Old poems reach new depths in modern poetry world
Poet Sharon Olds’ emotionally charged 1996 verse collection, “The Wellspring” reaches breathtakingly new depths in the modern poetry world.
Canadian writer Michael Ondaatje calls the collection “pure fire in the hands — risky, on the verge of falling, and in the end leaping up.”
Olds’ work is on par with that of classic poets like Robert Frost, although “The Wellspring” is truthfully more of a psychedelic trip than a trip down a road less traveled.

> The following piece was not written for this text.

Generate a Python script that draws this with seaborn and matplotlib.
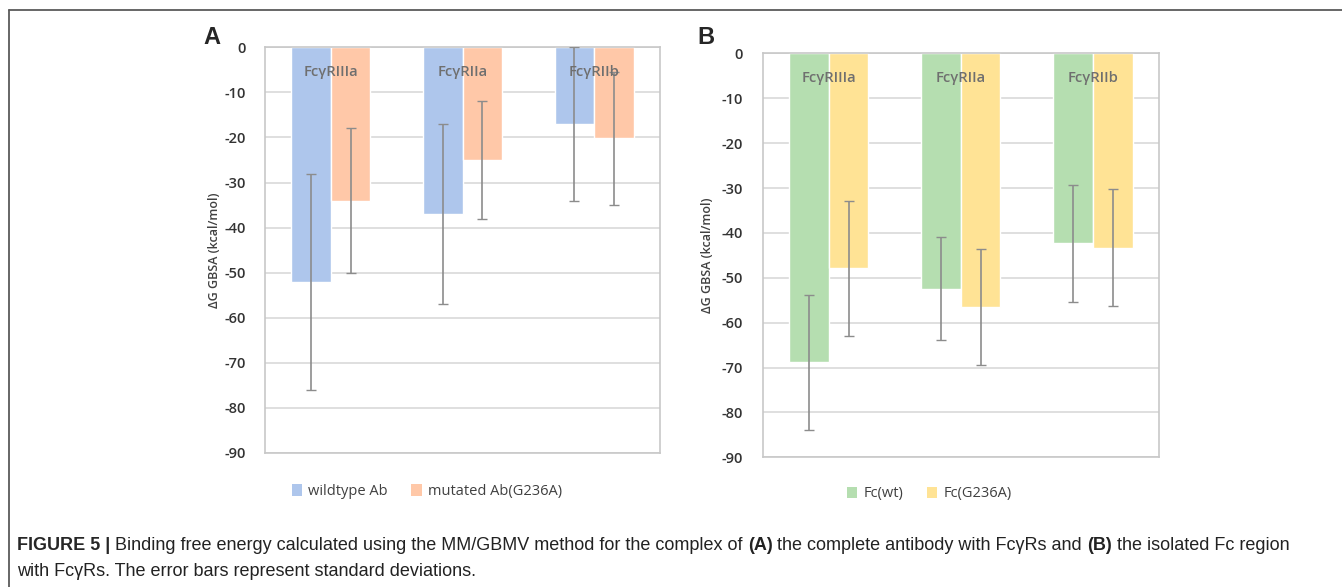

“The Wellspring” dives into the very fountain of existence. Olds carries the reader “back to the womb, and from there on to childhood, to a searing sexual awakening, to the shock of childbirth, to the wonder and humor of parenthood — and, finally, to the depths of adult love,” according to publisher Alfred A. Knopf.
The reader is present for Olds’ earliest memory “where she swam in light” into her awkward adolescence “filled with school glue and Eros and Amelia Earhart.”
First lusts, loves and losses, Olds writes about raw human experience and self-awareness.
Her collection is truly moving, prodding audiences to see the world from a whole new perspective. In crafting her poetic artwork, Olds takes into account the weight of every detail, right down to the historic type.
Olds liberated her poetic convention attachment. Freed, she began writing about family, abuse and sex — themes that brashly resonate throughout “The Wellspring.”
Olds relates her own works to that of poets such as Galway Kinnell, Muriel Rukeyser and Gwendolyn Brooks, rather than the confessional works of Anne Sexton or Sylvia Plath.
Olds, 73, was born in San Francisco and attended Stanford and Columbia.
From her previous books, she has received the San Francisco Poetry Center Award and the National Book Critics Circle Award. The Dead and the Living was the Lamont Poetry Selection for 1983; The Father was shortlisted for England’s T.S. Eliot Prize.
Now living in New York, Olds teaches poetry workshops at New York University and Goldwater Hospital on New York’s Roosevelt Island.
Other unmentioned literary thrills from Olds include: “Satan Says,” “The Gold Cell,” “The Unswept Room” and her latest work “Stag’s Leap.” She has since completed five more collections and many odes to common objects.